◆ Objective ◆
Work through the data line by line, gathering every line that has the word "standalone".

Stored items
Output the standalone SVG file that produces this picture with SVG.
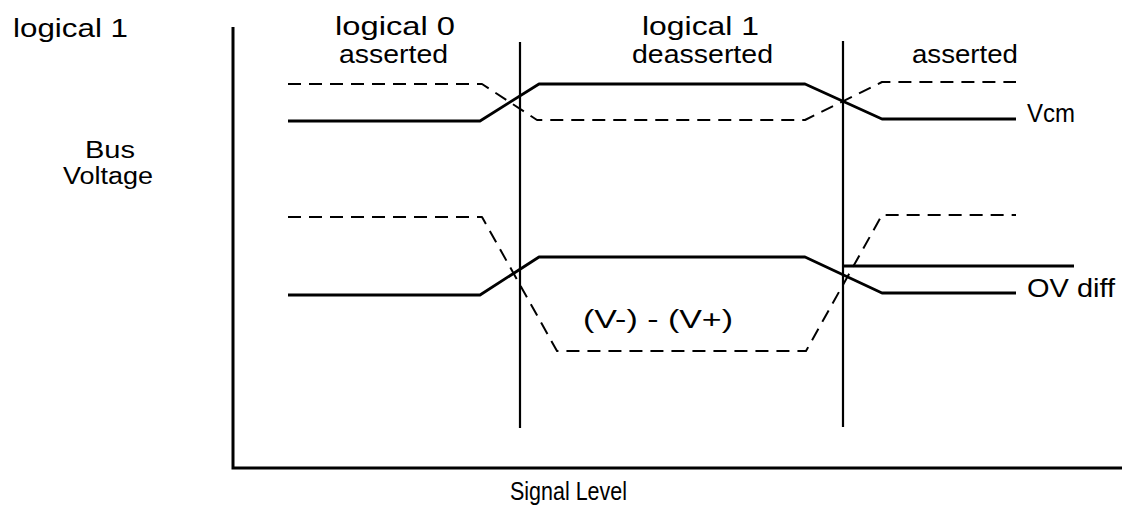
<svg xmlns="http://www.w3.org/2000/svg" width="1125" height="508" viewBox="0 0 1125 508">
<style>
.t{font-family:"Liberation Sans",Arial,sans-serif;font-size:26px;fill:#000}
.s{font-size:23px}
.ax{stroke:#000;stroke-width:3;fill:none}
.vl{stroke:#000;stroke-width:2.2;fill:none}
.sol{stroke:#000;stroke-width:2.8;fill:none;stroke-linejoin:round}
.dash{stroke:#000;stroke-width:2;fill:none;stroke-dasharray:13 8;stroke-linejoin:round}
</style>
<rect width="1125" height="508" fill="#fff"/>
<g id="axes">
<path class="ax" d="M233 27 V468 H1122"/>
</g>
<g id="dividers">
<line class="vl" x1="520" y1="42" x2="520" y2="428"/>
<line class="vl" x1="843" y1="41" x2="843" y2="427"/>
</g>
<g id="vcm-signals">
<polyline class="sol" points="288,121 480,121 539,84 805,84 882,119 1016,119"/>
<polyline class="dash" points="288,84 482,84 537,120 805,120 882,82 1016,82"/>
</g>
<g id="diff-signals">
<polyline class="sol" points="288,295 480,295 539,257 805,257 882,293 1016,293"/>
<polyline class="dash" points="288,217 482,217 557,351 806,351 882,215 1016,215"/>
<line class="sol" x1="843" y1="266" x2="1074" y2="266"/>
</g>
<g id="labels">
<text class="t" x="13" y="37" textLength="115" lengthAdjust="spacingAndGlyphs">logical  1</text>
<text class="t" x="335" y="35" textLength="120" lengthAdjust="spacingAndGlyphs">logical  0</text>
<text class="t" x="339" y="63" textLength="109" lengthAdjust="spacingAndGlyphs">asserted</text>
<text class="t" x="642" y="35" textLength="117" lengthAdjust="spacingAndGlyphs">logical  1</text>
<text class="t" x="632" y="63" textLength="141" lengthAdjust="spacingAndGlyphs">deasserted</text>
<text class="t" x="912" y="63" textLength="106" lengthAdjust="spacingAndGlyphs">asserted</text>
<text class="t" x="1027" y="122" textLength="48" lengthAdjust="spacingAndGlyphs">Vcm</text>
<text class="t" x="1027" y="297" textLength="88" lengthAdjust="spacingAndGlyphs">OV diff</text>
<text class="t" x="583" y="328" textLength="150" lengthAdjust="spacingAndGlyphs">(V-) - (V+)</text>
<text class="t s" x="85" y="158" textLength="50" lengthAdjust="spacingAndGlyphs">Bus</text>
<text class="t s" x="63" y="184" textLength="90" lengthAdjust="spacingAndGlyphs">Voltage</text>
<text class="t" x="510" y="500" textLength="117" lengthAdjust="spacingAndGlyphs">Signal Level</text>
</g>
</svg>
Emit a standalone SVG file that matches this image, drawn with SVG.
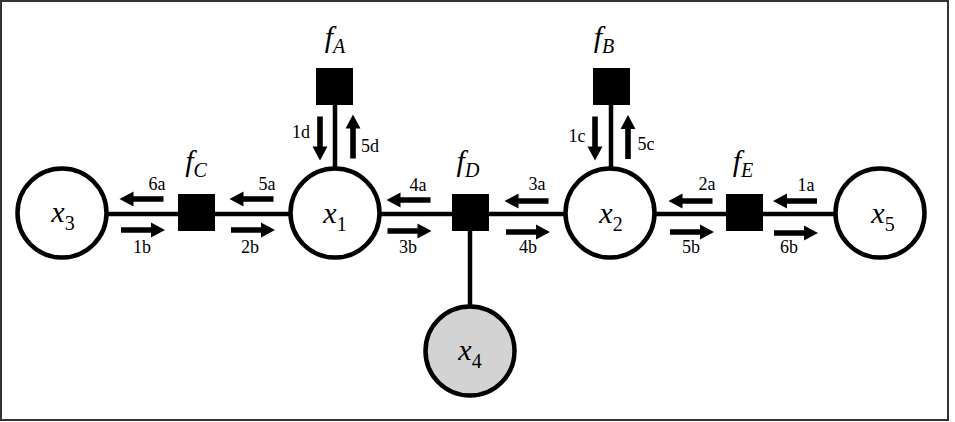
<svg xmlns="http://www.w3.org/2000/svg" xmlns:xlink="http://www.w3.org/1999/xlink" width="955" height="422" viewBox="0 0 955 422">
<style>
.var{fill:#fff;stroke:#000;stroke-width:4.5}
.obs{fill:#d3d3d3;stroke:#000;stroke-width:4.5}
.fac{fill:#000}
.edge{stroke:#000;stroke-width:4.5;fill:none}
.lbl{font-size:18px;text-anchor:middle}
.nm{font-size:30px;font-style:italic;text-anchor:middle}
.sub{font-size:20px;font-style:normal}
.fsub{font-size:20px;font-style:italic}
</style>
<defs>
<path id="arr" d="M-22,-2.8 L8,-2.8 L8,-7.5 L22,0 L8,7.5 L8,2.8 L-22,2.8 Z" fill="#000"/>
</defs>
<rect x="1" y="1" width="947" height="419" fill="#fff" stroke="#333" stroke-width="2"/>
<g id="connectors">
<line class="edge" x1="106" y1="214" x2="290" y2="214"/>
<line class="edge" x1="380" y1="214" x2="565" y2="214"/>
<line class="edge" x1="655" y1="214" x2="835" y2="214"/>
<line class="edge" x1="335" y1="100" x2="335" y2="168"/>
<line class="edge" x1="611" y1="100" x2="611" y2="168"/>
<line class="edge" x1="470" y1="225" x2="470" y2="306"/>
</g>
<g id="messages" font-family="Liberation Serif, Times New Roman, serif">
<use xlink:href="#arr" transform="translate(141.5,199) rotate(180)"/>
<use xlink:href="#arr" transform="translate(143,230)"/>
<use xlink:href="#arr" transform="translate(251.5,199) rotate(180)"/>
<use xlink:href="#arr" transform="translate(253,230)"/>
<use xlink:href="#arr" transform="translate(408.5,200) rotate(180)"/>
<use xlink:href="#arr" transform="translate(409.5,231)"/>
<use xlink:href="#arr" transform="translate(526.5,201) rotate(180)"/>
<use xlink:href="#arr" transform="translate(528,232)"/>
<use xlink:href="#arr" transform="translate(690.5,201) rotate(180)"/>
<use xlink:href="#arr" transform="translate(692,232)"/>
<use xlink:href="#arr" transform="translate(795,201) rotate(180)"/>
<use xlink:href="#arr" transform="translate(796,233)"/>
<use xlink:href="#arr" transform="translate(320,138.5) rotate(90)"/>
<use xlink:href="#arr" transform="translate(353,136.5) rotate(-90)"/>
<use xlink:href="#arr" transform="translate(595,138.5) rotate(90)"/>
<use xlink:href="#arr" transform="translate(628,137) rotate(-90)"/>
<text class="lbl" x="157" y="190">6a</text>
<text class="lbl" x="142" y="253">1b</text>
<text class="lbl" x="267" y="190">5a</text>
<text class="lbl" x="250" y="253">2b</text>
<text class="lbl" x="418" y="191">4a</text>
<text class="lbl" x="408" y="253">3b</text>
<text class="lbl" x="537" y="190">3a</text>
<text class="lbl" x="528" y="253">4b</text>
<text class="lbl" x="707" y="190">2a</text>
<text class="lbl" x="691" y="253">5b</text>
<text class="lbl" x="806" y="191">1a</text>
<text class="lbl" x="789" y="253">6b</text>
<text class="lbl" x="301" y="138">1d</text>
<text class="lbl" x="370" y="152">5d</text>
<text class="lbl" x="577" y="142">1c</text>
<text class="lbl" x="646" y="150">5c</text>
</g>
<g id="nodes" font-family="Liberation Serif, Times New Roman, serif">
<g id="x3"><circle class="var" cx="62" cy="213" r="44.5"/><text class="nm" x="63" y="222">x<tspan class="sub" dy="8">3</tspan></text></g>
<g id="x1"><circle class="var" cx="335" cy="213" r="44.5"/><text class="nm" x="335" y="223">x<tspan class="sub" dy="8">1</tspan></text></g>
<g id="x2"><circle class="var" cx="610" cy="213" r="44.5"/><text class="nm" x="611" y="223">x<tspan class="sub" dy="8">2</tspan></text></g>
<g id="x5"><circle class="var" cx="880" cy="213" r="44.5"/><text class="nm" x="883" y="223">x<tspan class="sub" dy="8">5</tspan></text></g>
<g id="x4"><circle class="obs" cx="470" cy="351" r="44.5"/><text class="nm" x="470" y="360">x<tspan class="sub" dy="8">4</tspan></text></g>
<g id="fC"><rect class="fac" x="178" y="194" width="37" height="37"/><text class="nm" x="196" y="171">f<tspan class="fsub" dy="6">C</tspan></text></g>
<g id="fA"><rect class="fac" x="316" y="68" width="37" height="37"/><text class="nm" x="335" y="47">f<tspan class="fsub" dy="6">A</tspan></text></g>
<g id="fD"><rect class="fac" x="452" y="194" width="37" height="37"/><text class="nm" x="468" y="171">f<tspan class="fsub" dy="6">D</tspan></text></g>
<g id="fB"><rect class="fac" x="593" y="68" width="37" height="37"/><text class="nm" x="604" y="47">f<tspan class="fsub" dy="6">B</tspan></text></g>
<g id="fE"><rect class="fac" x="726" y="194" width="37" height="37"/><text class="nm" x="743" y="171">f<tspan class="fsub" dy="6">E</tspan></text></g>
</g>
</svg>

--

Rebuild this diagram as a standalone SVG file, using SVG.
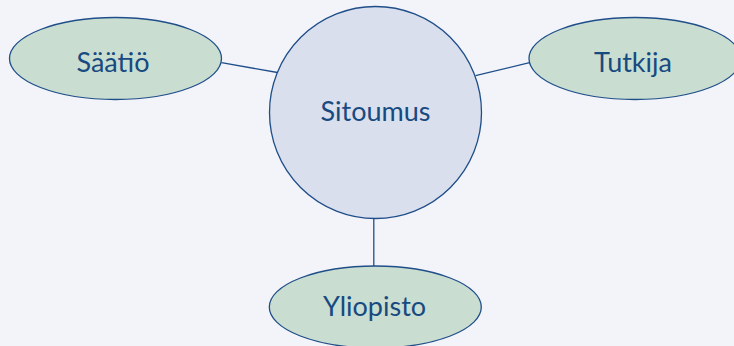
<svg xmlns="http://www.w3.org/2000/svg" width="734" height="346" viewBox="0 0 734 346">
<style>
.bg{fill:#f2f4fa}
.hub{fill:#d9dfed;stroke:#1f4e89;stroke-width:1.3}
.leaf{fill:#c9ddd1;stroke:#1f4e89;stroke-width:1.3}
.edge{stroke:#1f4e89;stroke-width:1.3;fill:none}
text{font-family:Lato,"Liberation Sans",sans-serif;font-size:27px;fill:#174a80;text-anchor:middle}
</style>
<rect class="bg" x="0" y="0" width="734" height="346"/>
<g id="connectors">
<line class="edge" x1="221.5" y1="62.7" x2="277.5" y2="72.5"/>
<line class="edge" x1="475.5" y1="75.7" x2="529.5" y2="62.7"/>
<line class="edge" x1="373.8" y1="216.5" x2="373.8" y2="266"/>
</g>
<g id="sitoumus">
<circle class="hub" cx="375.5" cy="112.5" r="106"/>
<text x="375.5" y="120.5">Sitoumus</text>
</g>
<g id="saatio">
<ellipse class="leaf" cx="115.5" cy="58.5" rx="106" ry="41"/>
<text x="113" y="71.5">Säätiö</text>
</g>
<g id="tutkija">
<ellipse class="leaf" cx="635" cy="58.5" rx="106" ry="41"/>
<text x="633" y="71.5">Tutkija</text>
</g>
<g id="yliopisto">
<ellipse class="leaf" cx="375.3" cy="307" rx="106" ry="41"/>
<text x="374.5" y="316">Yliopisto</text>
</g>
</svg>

◆ Reply ◆
Output the standalone SVG file that produces this picture with SVG.
Emit a standalone SVG file that matches this image, drawn with SVG.
Rebuild this diagram as a standalone SVG file, using SVG.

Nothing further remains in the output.